So you’ve decided that organic is it! You’re going to go – as some say – “all in.” All organic, all the time.

This could work, especially if you’re single and don’t have to worry about other family members’ desires and goals. But whether you’re single or part of an eight-member family, going all in right away could still be difficult.

We’ve put together a short list of things you will want to consider before jumping whole hog into an organic lifestyle. Take a look below.

  1. Organic food is more expensive than standard food. Can your food budget afford the extra cost?

Take a look at you current food budget and then compare it to the costs of eating the same items as organic food. Some things will disappear from your food budget – processed snacks, perhaps – but could be replaced by more fruits and vegetables. You already may purchase fruits and vegetables, of course, but organic produce will cost you more. Couple that with the fact that you may end up buying more of the more expensive fruit/vegetables to replace the produced foods.

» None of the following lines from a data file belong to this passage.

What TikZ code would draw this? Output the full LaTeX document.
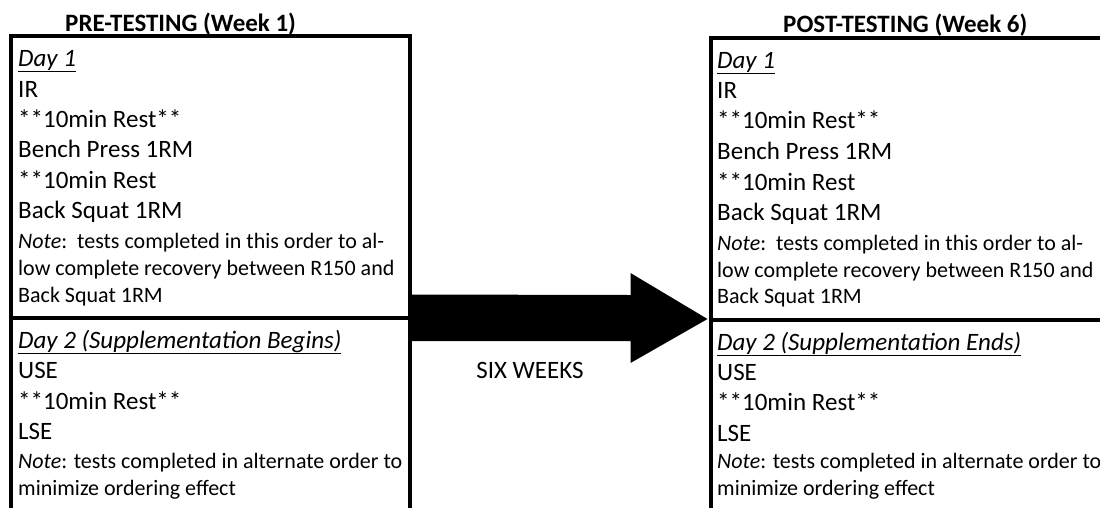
\documentclass[tikz,border=0pt]{standalone}
\usepackage{fontspec}
\setmainfont{Carlito}
\usetikzlibrary{calc}
\tikzset{
  panel/.style={draw=black, line width=4pt, inner sep=0pt, outer sep=0pt, anchor=north west},
  ln/.style={anchor=base west, inner sep=0pt, font=\fontsize{25}{30}\selectfont},
  nt/.style={anchor=base west, inner sep=0pt, font=\fontsize{22}{27}\selectfont},
  ttl/.style={anchor=base west, inner sep=0pt, font=\fontsize{25}{30}\selectfont\bfseries},
}
\begin{document}
\begin{tikzpicture}[x=1pt,y=-1pt]
\useasboundingbox (0,0) rectangle (1100,507);
% boxes
\node[panel, minimum width=399pt, minimum height=281.5pt] (pre1) at (11,36) {};
\node[panel, minimum width=399pt, minimum height=210pt] (pre2) at (11,317.5) {};
\node[panel, minimum width=420pt, minimum height=282pt] (post1) at (710.5,38) {};
\node[panel, minimum width=420pt, minimum height=210pt] (post2) at (710.5,320) {};
% titles
\node[ttl] (pretitle) at (65,31) {PRE-TESTING (Week 1)};
\node[ttl] (posttitle) at (783,32) {POST-TESTING (Week 6)};
% left top
\node[ln] (a1) at (18,66) {\underline{\textit{Day 1}}};
\node[ln] (a2) at (18,97) {IR};
\node[ln] (a3) at (18,127) {**10min Rest**};
\node[ln] (a4) at (18,157) {Bench Press 1RM};
\node[ln] (a5) at (18,188) {**10min Rest};
\node[ln] (a6) at (18,218) {Back Squat 1RM};
\node[nt] (a7) at (18,248) {\textit{Note}:\ \ tests completed in this order to al-};
\node[nt] (a8) at (18,275) {low complete recovery between R150 and};
\node[nt] (a9) at (18,302) {Back Squat 1RM};
% left bottom
\node[ln] (b1) at (18,348) {\underline{\textit{Day 2 (Supplementation Begins)}}};
\node[ln] (b2) at (18,378) {USE};
\node[ln] (b3) at (18,409) {**10min Rest**};
\node[ln] (b4) at (18,439) {LSE};
\node[nt] (b5) at (18,468) {\textit{Note}: tests completed in alternate order to};
\node[nt] (b6) at (18,495) {minimize ordering effect};
% right top
\node[ln] (c1) at (717,68) {\underline{\textit{Day 1}}};
\node[ln] (c2) at (717,98) {IR};
\node[ln] (c3) at (717,128) {**10min Rest**};
\node[ln] (c4) at (717,159) {Bench Press 1RM};
\node[ln] (c5) at (717,190) {**10min Rest};
\node[ln] (c6) at (717,220) {Back Squat 1RM};
\node[nt] (c7) at (717,250) {\textit{Note}:\ \ tests completed in this order to al-};
\node[nt] (c8) at (717,277) {low complete recovery between R150 and};
\node[nt] (c9) at (717,303) {Back Squat 1RM};
% right bottom
\node[ln] (d1) at (717,350) {\underline{\textit{Day 2 (Supplementation Ends)}}};
\node[ln] (d2) at (717,380) {USE};
\node[ln] (d3) at (717,410) {**10min Rest**};
\node[ln] (d4) at (717,441) {LSE};
\node[nt] (d5) at (717,468) {\textit{Note}: tests completed in alternate order to};
\node[nt] (d6) at (717,495) {minimize ordering effect};
% block arrow
\coordinate (As) at ($(pre1.south east)+(2,0)$);
\coordinate (At) at ($(post1.south west)+(-3,-1)$);
\fill[black] ($(As)+(0,-23)$) -- ($(At)+(-77,-24)$) -- ($(At)+(-77,-46)$) -- (At)
  -- ($(At)+(-77,44)$) -- ($(At)+(-77,22)$) -- ($(As)+(0,23.5)$) -- cycle;
\node[ln, anchor=base] (six) at (530,378) {SIX WEEKS};
\end{tikzpicture}
\end{document}
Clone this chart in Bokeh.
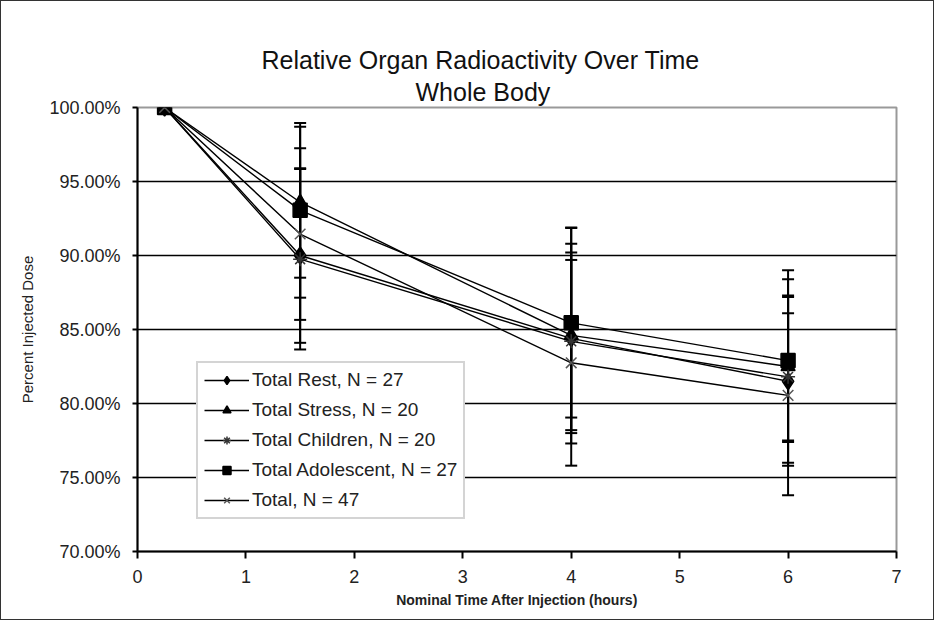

Your family probably may become healthier in the long run as everyone eats an organic diet, but can your budget afford the new, higher cost in the short run?

  1. Organic produce doesn’t look as “pretty” as standard-grown produce.

Bananas, for example, can be small and black-ish appearing. Apples aren’t as vibrantly red or green as you – or your five-year-old – are used to. Can you get over your possible aversion to the “ugly” food? Can you handle an unhappy five-year-old who refuses to eat “that yucky banana!”?

  1. Are you willing to listen politely to those who disagree with or don’t understand your decision?

There will be naysayers! Once you state you eat only organic, be ready for the pushback from people who love you – and even complete strangers. Everyone has an opinion.

You also may be teased by friends: “I’d love to have your over for dinner but I know you eat only organic. But could you make an exception just for me? Otherwise, I’ll have to go find a grass-fed steer to slay for you. (Wink, wink.)”

  1. How much does “all in” mean?

Will you only eat organic food all the time, every time, no matter what? Or will you allow yourself some leeway? If so, what constitutes a time to give yourself a pass to eat non-organic food?

Most people find it pretty much impossible to eat organic food all the time. Eating out with friends for example: what happens if they decide to eat at a spot that has no organic food? What will you do? Vacations? Business trips? Staying over at a friends’ home?

Will you feel comfortable asking “what restaurant?” and then turning the chance to go out down? What if doing so hurts your friends’ feelings? Will they see you as judgmental?

These are all things you should think about ahead of time. Start thinking of how you’ll handle possible challenging situations before they come up.